YOUR GOAL: For the listing underneath, give the count of lines containing the string "that" and nothing further.
::::
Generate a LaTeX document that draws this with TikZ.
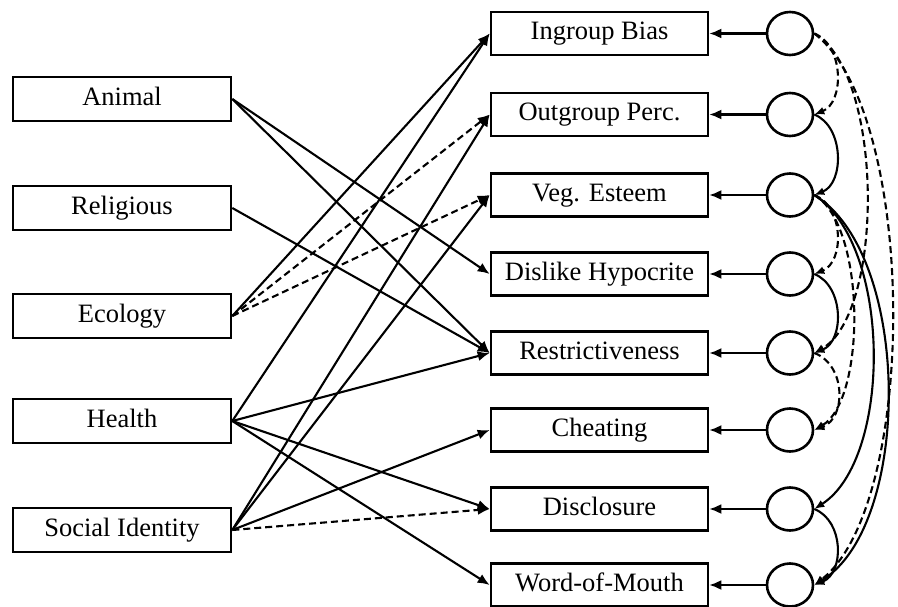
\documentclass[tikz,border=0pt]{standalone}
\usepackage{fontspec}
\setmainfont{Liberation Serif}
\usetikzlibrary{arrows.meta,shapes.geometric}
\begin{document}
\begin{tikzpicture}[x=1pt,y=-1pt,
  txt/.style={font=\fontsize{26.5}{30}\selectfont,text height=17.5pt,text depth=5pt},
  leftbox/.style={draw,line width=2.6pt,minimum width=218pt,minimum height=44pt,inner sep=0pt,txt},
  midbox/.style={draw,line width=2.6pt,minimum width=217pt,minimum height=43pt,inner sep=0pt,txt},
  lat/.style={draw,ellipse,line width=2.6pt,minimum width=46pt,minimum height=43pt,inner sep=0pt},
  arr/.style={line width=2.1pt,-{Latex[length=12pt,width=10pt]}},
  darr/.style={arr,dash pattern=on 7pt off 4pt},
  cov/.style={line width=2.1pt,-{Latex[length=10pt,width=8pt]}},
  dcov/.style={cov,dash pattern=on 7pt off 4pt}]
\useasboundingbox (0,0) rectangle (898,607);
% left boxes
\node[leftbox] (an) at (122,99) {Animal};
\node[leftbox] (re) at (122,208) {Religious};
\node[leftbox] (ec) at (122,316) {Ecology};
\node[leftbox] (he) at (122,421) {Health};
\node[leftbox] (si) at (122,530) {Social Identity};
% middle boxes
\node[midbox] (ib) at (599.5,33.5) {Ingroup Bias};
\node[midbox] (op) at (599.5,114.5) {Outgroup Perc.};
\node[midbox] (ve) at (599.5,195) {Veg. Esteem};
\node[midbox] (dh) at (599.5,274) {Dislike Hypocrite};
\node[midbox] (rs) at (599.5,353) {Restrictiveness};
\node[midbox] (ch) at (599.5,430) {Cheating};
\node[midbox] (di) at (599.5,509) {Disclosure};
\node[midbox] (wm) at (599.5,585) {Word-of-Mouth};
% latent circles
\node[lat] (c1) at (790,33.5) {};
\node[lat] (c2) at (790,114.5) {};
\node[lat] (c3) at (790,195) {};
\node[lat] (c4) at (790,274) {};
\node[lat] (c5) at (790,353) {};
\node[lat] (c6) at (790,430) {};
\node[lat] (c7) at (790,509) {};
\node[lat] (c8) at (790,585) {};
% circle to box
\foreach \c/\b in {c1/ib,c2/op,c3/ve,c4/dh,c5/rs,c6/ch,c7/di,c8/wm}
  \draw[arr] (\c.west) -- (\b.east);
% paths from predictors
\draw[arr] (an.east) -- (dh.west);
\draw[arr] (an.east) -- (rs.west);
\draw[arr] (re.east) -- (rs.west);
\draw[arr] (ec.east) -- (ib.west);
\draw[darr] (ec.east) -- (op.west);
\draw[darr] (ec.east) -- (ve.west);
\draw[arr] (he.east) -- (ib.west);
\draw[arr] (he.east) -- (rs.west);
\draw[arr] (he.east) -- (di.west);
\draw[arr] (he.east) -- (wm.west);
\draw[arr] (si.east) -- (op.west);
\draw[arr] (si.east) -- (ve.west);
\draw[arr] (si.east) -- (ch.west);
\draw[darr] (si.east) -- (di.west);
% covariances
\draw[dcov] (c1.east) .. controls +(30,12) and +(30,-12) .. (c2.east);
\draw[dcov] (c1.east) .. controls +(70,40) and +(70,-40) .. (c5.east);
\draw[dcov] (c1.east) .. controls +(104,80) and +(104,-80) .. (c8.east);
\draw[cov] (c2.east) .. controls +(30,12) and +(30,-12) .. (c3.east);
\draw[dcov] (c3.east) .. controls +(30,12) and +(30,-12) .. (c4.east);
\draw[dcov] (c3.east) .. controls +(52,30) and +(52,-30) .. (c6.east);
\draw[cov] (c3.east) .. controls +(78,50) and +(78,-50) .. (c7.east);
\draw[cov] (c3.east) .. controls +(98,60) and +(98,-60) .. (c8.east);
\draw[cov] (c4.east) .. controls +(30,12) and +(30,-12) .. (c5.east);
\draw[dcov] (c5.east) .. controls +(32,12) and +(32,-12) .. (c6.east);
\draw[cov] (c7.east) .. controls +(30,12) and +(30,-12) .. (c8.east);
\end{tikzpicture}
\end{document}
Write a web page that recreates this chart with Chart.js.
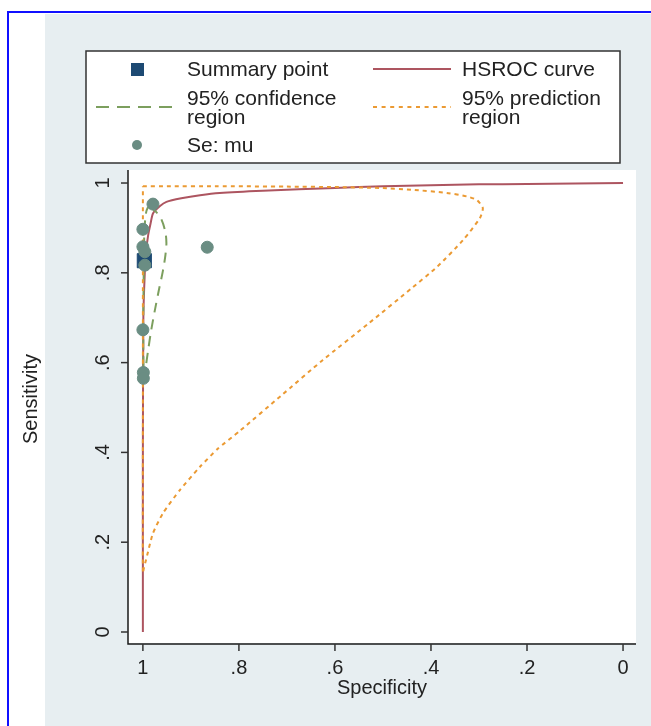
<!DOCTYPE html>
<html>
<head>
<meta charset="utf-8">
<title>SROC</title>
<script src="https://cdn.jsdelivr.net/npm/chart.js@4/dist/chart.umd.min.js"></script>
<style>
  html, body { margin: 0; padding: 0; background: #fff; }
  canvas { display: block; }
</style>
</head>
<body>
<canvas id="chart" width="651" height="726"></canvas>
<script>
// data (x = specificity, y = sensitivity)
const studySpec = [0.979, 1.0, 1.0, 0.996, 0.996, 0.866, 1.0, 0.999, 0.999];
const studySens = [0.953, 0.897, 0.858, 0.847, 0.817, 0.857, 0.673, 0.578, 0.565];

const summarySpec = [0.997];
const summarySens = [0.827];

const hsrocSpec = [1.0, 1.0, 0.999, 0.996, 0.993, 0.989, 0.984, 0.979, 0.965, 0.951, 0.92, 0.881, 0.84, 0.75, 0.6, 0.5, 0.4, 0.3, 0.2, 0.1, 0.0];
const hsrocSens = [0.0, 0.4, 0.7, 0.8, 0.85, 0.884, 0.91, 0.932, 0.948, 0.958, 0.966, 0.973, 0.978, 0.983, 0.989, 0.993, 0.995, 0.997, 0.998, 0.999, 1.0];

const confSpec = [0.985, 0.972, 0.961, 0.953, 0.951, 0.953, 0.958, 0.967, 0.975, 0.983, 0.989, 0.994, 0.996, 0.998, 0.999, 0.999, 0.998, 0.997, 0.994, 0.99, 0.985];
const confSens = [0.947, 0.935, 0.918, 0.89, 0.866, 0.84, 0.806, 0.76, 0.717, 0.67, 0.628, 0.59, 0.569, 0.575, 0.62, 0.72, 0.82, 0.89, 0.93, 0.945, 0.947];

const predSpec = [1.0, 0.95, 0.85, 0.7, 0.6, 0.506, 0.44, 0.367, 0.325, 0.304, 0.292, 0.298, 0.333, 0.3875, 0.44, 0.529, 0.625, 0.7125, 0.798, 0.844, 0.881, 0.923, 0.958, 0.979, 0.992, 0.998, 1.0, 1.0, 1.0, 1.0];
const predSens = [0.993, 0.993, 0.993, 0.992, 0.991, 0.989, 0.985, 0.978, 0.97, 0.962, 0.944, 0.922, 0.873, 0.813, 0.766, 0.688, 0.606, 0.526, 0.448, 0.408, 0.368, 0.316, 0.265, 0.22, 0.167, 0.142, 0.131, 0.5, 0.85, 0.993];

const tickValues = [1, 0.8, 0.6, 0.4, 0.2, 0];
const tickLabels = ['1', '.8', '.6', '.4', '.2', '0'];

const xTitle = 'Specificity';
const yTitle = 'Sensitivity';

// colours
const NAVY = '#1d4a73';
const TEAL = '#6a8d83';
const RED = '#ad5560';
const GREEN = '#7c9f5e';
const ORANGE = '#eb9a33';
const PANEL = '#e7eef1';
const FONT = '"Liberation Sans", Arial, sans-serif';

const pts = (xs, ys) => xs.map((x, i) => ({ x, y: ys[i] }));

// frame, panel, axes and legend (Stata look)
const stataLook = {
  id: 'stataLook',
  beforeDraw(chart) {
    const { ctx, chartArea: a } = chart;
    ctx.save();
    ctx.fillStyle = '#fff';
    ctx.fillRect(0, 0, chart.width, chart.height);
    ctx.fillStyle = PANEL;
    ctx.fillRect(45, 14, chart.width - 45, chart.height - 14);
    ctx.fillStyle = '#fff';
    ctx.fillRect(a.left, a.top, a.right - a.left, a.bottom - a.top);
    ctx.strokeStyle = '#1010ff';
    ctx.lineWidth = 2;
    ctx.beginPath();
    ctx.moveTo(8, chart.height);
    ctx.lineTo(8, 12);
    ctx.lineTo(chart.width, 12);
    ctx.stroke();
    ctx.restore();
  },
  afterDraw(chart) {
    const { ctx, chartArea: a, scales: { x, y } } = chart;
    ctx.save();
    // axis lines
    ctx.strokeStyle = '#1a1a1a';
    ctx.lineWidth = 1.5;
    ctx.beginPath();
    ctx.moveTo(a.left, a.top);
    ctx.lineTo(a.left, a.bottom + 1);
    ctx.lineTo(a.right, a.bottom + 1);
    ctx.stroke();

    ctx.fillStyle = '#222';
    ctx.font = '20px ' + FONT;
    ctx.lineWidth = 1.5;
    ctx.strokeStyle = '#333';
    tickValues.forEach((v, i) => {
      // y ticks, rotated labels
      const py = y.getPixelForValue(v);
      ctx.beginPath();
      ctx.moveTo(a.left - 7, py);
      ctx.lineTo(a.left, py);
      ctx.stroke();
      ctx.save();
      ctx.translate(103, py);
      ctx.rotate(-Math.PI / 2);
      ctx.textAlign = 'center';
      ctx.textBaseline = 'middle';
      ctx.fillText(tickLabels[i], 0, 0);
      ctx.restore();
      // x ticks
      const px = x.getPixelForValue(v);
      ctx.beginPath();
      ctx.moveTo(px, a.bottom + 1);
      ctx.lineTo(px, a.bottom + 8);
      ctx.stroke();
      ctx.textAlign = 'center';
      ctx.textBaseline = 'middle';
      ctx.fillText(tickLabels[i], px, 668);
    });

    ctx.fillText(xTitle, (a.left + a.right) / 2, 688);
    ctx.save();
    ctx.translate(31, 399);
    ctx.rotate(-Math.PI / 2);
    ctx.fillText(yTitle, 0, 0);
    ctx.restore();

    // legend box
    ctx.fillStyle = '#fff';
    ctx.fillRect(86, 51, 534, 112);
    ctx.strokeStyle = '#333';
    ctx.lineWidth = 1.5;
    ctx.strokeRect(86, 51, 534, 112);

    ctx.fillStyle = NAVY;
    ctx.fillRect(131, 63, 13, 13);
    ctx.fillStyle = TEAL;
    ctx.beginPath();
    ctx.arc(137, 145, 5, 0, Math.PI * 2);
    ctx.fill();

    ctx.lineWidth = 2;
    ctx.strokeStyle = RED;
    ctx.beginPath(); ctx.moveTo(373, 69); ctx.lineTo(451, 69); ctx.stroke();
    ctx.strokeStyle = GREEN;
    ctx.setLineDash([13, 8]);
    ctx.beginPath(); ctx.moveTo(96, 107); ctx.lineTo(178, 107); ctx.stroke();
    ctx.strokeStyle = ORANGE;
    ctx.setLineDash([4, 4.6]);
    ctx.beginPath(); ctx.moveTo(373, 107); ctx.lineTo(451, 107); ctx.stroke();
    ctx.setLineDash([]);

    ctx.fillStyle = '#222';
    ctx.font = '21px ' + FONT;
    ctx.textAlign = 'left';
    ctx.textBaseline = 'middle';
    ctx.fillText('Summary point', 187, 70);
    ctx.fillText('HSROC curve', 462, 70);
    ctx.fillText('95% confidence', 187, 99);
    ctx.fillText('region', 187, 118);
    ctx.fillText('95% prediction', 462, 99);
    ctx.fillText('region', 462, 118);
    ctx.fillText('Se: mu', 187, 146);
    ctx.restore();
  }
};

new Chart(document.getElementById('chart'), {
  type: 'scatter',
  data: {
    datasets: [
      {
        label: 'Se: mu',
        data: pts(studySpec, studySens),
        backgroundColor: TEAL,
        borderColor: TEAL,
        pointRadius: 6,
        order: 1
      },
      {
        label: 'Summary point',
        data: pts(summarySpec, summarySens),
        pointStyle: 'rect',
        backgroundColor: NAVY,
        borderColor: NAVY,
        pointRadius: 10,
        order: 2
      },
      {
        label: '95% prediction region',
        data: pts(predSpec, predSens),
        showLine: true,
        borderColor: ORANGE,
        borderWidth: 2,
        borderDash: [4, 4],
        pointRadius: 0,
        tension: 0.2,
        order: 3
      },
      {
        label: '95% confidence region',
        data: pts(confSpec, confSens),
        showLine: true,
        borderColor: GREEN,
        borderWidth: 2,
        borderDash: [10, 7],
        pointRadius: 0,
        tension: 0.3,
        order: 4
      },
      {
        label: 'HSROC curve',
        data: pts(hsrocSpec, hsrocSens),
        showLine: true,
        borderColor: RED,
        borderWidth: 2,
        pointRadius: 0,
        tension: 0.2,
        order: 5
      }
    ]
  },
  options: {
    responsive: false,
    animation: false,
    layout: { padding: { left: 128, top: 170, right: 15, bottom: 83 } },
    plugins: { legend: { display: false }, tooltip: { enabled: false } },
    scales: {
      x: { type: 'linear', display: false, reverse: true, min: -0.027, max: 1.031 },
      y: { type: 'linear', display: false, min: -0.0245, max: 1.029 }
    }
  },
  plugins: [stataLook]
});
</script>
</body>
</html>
::::
WRITTEN RESPONSE: 2